*Exercise prompt*. Write out the entire listing below exactly, with the pictures left out.

*Provided records*.
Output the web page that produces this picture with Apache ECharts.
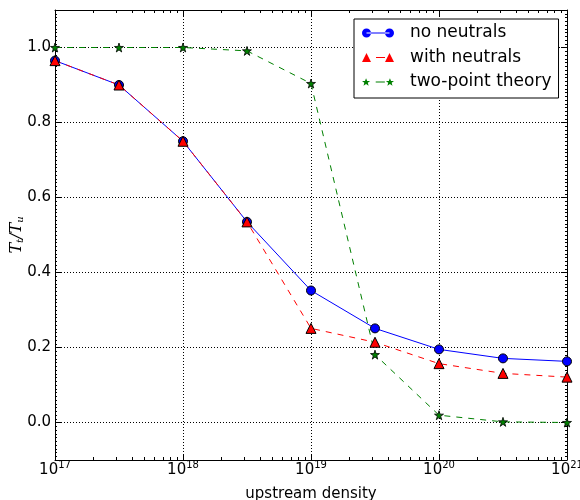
<!DOCTYPE html>
<html>
<head>
<meta charset="utf-8">
<script src="https://cdn.jsdelivr.net/npm/echarts@6/dist/echarts.min.js"></script>
<style>
html,body{margin:0;padding:0;background:#fff;}
#chart{width:580px;height:500px;}
</style>
</head>
<body>
<div id="chart"></div>
<script>
// ---- data ----
const densities = [1e17, 3.162e17, 1e18, 3.162e18, 1e19, 3.162e19, 1e20, 3.162e20, 1e21];
const noNeutrals = [0.965, 0.900, 0.750, 0.535, 0.352, 0.251, 0.195, 0.171, 0.163];
const withNeutrals = [0.965, 0.900, 0.750, 0.535, 0.251, 0.214, 0.157, 0.131, 0.121];
const twoPoint = [1.000, 1.000, 1.000, 0.991, 0.904, 0.181, 0.0195, 0.0017, 0.000];
const seriesNames = ['no neutrals', 'with neutrals', 'two-point theory'];
const yTickValues = [0.0, 0.2, 0.4, 0.6, 0.8, 1.0];

// minor log tick positions (as log10 values) for decoration axes
const minorLogTicks = [];
for (let e = 17; e < 21; e++) {
  for (let k = 2; k <= 9; k++) minorLogTicks.push(e + Math.log10(k));
}

function pairs(xs, ys) { return xs.map((x, i) => [x, ys[i]]); }

const FONT = 'DejaVu Sans';
const STAR = 'path://M50,0 L61,35 L98,35 L68,57 L79,91 L50,70 L21,91 L32,57 L2,35 L39,35 Z';

const iconCircle = 'path://M0,4.5a4.5,4.5 0 1,0 9,0a4.5,4.5 0 1,0 -9,0zM4.5,4h23v1h-23zM23,4.5a4.5,4.5 0 1,0 9,0a4.5,4.5 0 1,0 -9,0z';
const iconTri = 'path://M0,9L4.5,0L9,9ZM14,4h9v1h-9zM23,9L27.5,0L32,9Z';
const iconStar = 'path://M4.5,1L5.6,3.6L8.5,3.6L6.2,5.4L7,8.2L4.5,6.6L2,8.2L2.8,5.4L0.5,3.6L3.4,3.6ZM14,4.2h9v0.8h-9zM28,1L29.1,3.6L32,3.6L29.7,5.4L30.5,8.2L28,6.6L25.5,8.2L26.3,5.4L24,3.6L26.9,3.6Z';

const chart = echarts.init(document.getElementById('chart'), null, {renderer: 'canvas'});

const axisLineStyle = {show: true, onZero: false, lineStyle: {color: '#000', width: 1}};

const option = {
  animation: false,
  backgroundColor: '#fff',
  grid: {left: 55, right: 13, top: 10, bottom: 40, containLabel: false, outerBoundsMode: 'none'},
  legend: {
    left: 354, top: 19,
    orient: 'vertical',
    backgroundColor: '#fff',
    borderColor: '#000',
    borderWidth: 1,
    borderRadius: 0,
    padding: [5, 7, 7, 8],
    itemWidth: 32, itemHeight: 9,
    itemGap: 6.5,
    itemStyle: {borderWidth: 0},
    textStyle: {fontFamily: FONT, fontSize: 17, color: '#000', lineHeight: 18, padding: [0, 0, 0, 11]},
    data: [
      {name: seriesNames[0], icon: iconCircle},
      {name: seriesNames[1], icon: iconTri},
      {name: seriesNames[2], icon: iconStar}
    ]
  },
  xAxis: [
    {
      type: 'log', logBase: 10, min: 1e17, max: 1e21, position: 'bottom',
      name: 'upstream density', nameLocation: 'middle', nameGap: 27,
      nameTextStyle: {fontFamily: FONT, fontSize: 15, color: '#000'},
      axisLine: axisLineStyle,
      axisTick: {show: true, inside: true, length: 6, lineStyle: {color: '#000'}},
      axisLabel: {
        margin: 3,
        formatter: v => '{b|10}{s|' + Math.round(Math.log10(v)) + '}',
        rich: {
          b: {fontFamily: FONT, fontSize: 15, lineHeight: 15, color: '#000', verticalAlign: 'bottom'},
          s: {fontFamily: FONT, fontSize: 10, lineHeight: 10, color: '#000', verticalAlign: 'bottom', padding: [0, 0, 8, 0]}
        }
      },
      splitLine: {show: true, lineStyle: {color: '#000', type: [1, 2], width: 1}}
    },
    {
      type: 'log', logBase: 10, min: 1e17, max: 1e21, position: 'top',
      axisLine: axisLineStyle,
      axisTick: {show: true, inside: true, length: 6, lineStyle: {color: '#000'}},
      axisLabel: {show: false},
      splitLine: {show: false}
    },
    {
      type: 'value', min: 17, max: 21, position: 'bottom',
      axisLine: {show: false, onZero: false},
      axisTick: {show: true, inside: true, length: 3, customValues: minorLogTicks, lineStyle: {color: '#000'}},
      axisLabel: {show: false},
      splitLine: {show: false}
    },
    {
      type: 'value', min: 17, max: 21, position: 'top',
      axisLine: {show: false, onZero: false},
      axisTick: {show: true, inside: true, length: 3, customValues: minorLogTicks, lineStyle: {color: '#000'}},
      axisLabel: {show: false},
      splitLine: {show: false}
    }
  ],
  yAxis: [
    {
      type: 'value', min: -0.1, max: 1.1, position: 'left',
      name: '{i|T}{s|t}{i|/T}{s|u}', nameLocation: 'middle', nameGap: 30, nameRotate: 90,
      nameMoveOverlap: false,
      nameTextStyle: {
        rich: {
          i: {fontFamily: 'DejaVu Serif', fontStyle: 'italic', fontSize: 16, lineHeight: 16, color: '#000', verticalAlign: 'top'},
          s: {fontFamily: 'DejaVu Serif', fontStyle: 'italic', fontSize: 10, lineHeight: 10, color: '#000', verticalAlign: 'top', padding: [6, 0, 0, 0]}
        }
      },
      axisLine: axisLineStyle,
      axisTick: {show: true, inside: true, length: 6, customValues: yTickValues, lineStyle: {color: '#000'}},
      minorTick: {show: true, splitNumber: 20, length: 2, lineStyle: {color: '#000'}},
      axisLabel: {
        margin: 4, customValues: yTickValues,
        formatter: v => v.toFixed(1),
        fontFamily: FONT, fontSize: 15, color: '#000'
      },
      splitLine: {show: true, lineStyle: {color: '#000', type: [1, 2], width: 1}}
    },
    {
      type: 'value', min: -0.1, max: 1.1, position: 'right',
      axisLine: axisLineStyle,
      axisTick: {show: true, inside: true, length: 6, customValues: yTickValues, lineStyle: {color: '#000'}},
      minorTick: {show: true, splitNumber: 20, length: 2, lineStyle: {color: '#000'}},
      axisLabel: {show: false},
      splitLine: {show: false}
    }
  ],
  series: [
    {
      name: seriesNames[0], type: 'line', xAxisIndex: 0, yAxisIndex: 0,
      data: pairs(densities, noNeutrals),
      symbol: 'circle', symbolSize: 9, showSymbol: true,
      lineStyle: {color: '#0000ff', width: 1},
      itemStyle: {color: '#0000ff', borderColor: '#000', borderWidth: 1},
      emphasis: {disabled: true}
    },
    {
      name: seriesNames[1], type: 'line', xAxisIndex: 0, yAxisIndex: 0,
      data: pairs(densities, withNeutrals),
      symbol: 'triangle', symbolSize: 10, showSymbol: true,
      lineStyle: {color: '#ff0000', width: 1, type: [6, 6]},
      itemStyle: {color: '#ff0000', borderColor: '#000', borderWidth: 1},
      emphasis: {disabled: true}
    },
    {
      name: seriesNames[2], type: 'line', xAxisIndex: 0, yAxisIndex: 0,
      data: pairs(densities, twoPoint),
      symbol: STAR, symbolSize: 9, showSymbol: true,
      lineStyle: {color: '#008000', width: 1, type: [6, 6]},
      itemStyle: {color: '#008000', borderColor: '#000', borderWidth: 0.8},
      emphasis: {disabled: true}
    }
  ]
};
chart.setOption(option);
</script>
</body>
</html>
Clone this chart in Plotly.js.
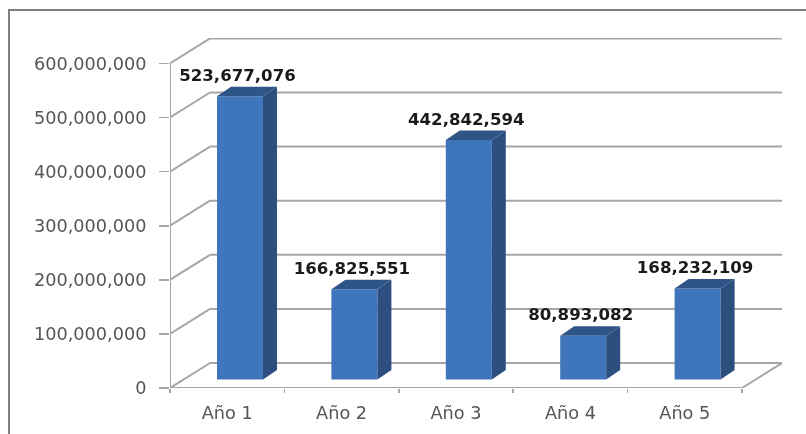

*Solved exercise*.
Output the web page that produces this picture with Apache ECharts.
<!DOCTYPE html>
<html>
<head>
<meta charset="utf-8">
<script src="https://cdn.jsdelivr.net/npm/echarts@6/dist/echarts.min.js"></script>
<style>
html,body{margin:0;padding:0;background:#fff;}
#chart{width:580px;height:500px;}
</style>
</head>
<body>
<div id="chart"></div>
<script>
// ---- data ----
const densities = [1e17, 3.162e17, 1e18, 3.162e18, 1e19, 3.162e19, 1e20, 3.162e20, 1e21];
const noNeutrals = [0.965, 0.900, 0.750, 0.535, 0.352, 0.251, 0.195, 0.171, 0.163];
const withNeutrals = [0.965, 0.900, 0.750, 0.535, 0.251, 0.214, 0.157, 0.131, 0.121];
const twoPoint = [1.000, 1.000, 1.000, 0.991, 0.904, 0.181, 0.0195, 0.0017, 0.000];
const seriesNames = ['no neutrals', 'with neutrals', 'two-point theory'];
const yTickValues = [0.0, 0.2, 0.4, 0.6, 0.8, 1.0];

// minor log tick positions (as log10 values) for decoration axes
const minorLogTicks = [];
for (let e = 17; e < 21; e++) {
  for (let k = 2; k <= 9; k++) minorLogTicks.push(e + Math.log10(k));
}

function pairs(xs, ys) { return xs.map((x, i) => [x, ys[i]]); }

const FONT = 'DejaVu Sans';
const STAR = 'path://M50,0 L61,35 L98,35 L68,57 L79,91 L50,70 L21,91 L32,57 L2,35 L39,35 Z';

const iconCircle = 'path://M0,4.5a4.5,4.5 0 1,0 9,0a4.5,4.5 0 1,0 -9,0zM4.5,4h23v1h-23zM23,4.5a4.5,4.5 0 1,0 9,0a4.5,4.5 0 1,0 -9,0z';
const iconTri = 'path://M0,9L4.5,0L9,9ZM14,4h9v1h-9zM23,9L27.5,0L32,9Z';
const iconStar = 'path://M4.5,1L5.6,3.6L8.5,3.6L6.2,5.4L7,8.2L4.5,6.6L2,8.2L2.8,5.4L0.5,3.6L3.4,3.6ZM14,4.2h9v0.8h-9zM28,1L29.1,3.6L32,3.6L29.7,5.4L30.5,8.2L28,6.6L25.5,8.2L26.3,5.4L24,3.6L26.9,3.6Z';

const chart = echarts.init(document.getElementById('chart'), null, {renderer: 'canvas'});

const axisLineStyle = {show: true, onZero: false, lineStyle: {color: '#000', width: 1}};

const option = {
  animation: false,
  backgroundColor: '#fff',
  grid: {left: 55, right: 13, top: 10, bottom: 40, containLabel: false, outerBoundsMode: 'none'},
  legend: {
    left: 354, top: 19,
    orient: 'vertical',
    backgroundColor: '#fff',
    borderColor: '#000',
    borderWidth: 1,
    borderRadius: 0,
    padding: [5, 7, 7, 8],
    itemWidth: 32, itemHeight: 9,
    itemGap: 6.5,
    itemStyle: {borderWidth: 0},
    textStyle: {fontFamily: FONT, fontSize: 17, color: '#000', lineHeight: 18, padding: [0, 0, 0, 11]},
    data: [
      {name: seriesNames[0], icon: iconCircle},
      {name: seriesNames[1], icon: iconTri},
      {name: seriesNames[2], icon: iconStar}
    ]
  },
  xAxis: [
    {
      type: 'log', logBase: 10, min: 1e17, max: 1e21, position: 'bottom',
      name: 'upstream density', nameLocation: 'middle', nameGap: 27,
      nameTextStyle: {fontFamily: FONT, fontSize: 15, color: '#000'},
      axisLine: axisLineStyle,
      axisTick: {show: true, inside: true, length: 6, lineStyle: {color: '#000'}},
      axisLabel: {
        margin: 3,
        formatter: v => '{b|10}{s|' + Math.round(Math.log10(v)) + '}',
        rich: {
          b: {fontFamily: FONT, fontSize: 15, lineHeight: 15, color: '#000', verticalAlign: 'bottom'},
          s: {fontFamily: FONT, fontSize: 10, lineHeight: 10, color: '#000', verticalAlign: 'bottom', padding: [0, 0, 8, 0]}
        }
      },
      splitLine: {show: true, lineStyle: {color: '#000', type: [1, 2], width: 1}}
    },
    {
      type: 'log', logBase: 10, min: 1e17, max: 1e21, position: 'top',
      axisLine: axisLineStyle,
      axisTick: {show: true, inside: true, length: 6, lineStyle: {color: '#000'}},
      axisLabel: {show: false},
      splitLine: {show: false}
    },
    {
      type: 'value', min: 17, max: 21, position: 'bottom',
      axisLine: {show: false, onZero: false},
      axisTick: {show: true, inside: true, length: 3, customValues: minorLogTicks, lineStyle: {color: '#000'}},
      axisLabel: {show: false},
      splitLine: {show: false}
    },
    {
      type: 'value', min: 17, max: 21, position: 'top',
      axisLine: {show: false, onZero: false},
      axisTick: {show: true, inside: true, length: 3, customValues: minorLogTicks, lineStyle: {color: '#000'}},
      axisLabel: {show: false},
      splitLine: {show: false}
    }
  ],
  yAxis: [
    {
      type: 'value', min: -0.1, max: 1.1, position: 'left',
      name: '{i|T}{s|t}{i|/T}{s|u}', nameLocation: 'middle', nameGap: 30, nameRotate: 90,
      nameMoveOverlap: false,
      nameTextStyle: {
        rich: {
          i: {fontFamily: 'DejaVu Serif', fontStyle: 'italic', fontSize: 16, lineHeight: 16, color: '#000', verticalAlign: 'top'},
          s: {fontFamily: 'DejaVu Serif', fontStyle: 'italic', fontSize: 10, lineHeight: 10, color: '#000', verticalAlign: 'top', padding: [6, 0, 0, 0]}
        }
      },
      axisLine: axisLineStyle,
      axisTick: {show: true, inside: true, length: 6, customValues: yTickValues, lineStyle: {color: '#000'}},
      minorTick: {show: true, splitNumber: 20, length: 2, lineStyle: {color: '#000'}},
      axisLabel: {
        margin: 4, customValues: yTickValues,
        formatter: v => v.toFixed(1),
        fontFamily: FONT, fontSize: 15, color: '#000'
      },
      splitLine: {show: true, lineStyle: {color: '#000', type: [1, 2], width: 1}}
    },
    {
      type: 'value', min: -0.1, max: 1.1, position: 'right',
      axisLine: axisLineStyle,
      axisTick: {show: true, inside: true, length: 6, customValues: yTickValues, lineStyle: {color: '#000'}},
      minorTick: {show: true, splitNumber: 20, length: 2, lineStyle: {color: '#000'}},
      axisLabel: {show: false},
      splitLine: {show: false}
    }
  ],
  series: [
    {
      name: seriesNames[0], type: 'line', xAxisIndex: 0, yAxisIndex: 0,
      data: pairs(densities, noNeutrals),
      symbol: 'circle', symbolSize: 9, showSymbol: true,
      lineStyle: {color: '#0000ff', width: 1},
      itemStyle: {color: '#0000ff', borderColor: '#000', borderWidth: 1},
      emphasis: {disabled: true}
    },
    {
      name: seriesNames[1], type: 'line', xAxisIndex: 0, yAxisIndex: 0,
      data: pairs(densities, withNeutrals),
      symbol: 'triangle', symbolSize: 10, showSymbol: true,
      lineStyle: {color: '#ff0000', width: 1, type: [6, 6]},
      itemStyle: {color: '#ff0000', borderColor: '#000', borderWidth: 1},
      emphasis: {disabled: true}
    },
    {
      name: seriesNames[2], type: 'line', xAxisIndex: 0, yAxisIndex: 0,
      data: pairs(densities, twoPoint),
      symbol: STAR, symbolSize: 9, showSymbol: true,
      lineStyle: {color: '#008000', width: 1, type: [6, 6]},
      itemStyle: {color: '#008000', borderColor: '#000', borderWidth: 0.8},
      emphasis: {disabled: true}
    }
  ]
};
chart.setOption(option);
</script>
</body>
</html>
Clone this chart in Plotly.js.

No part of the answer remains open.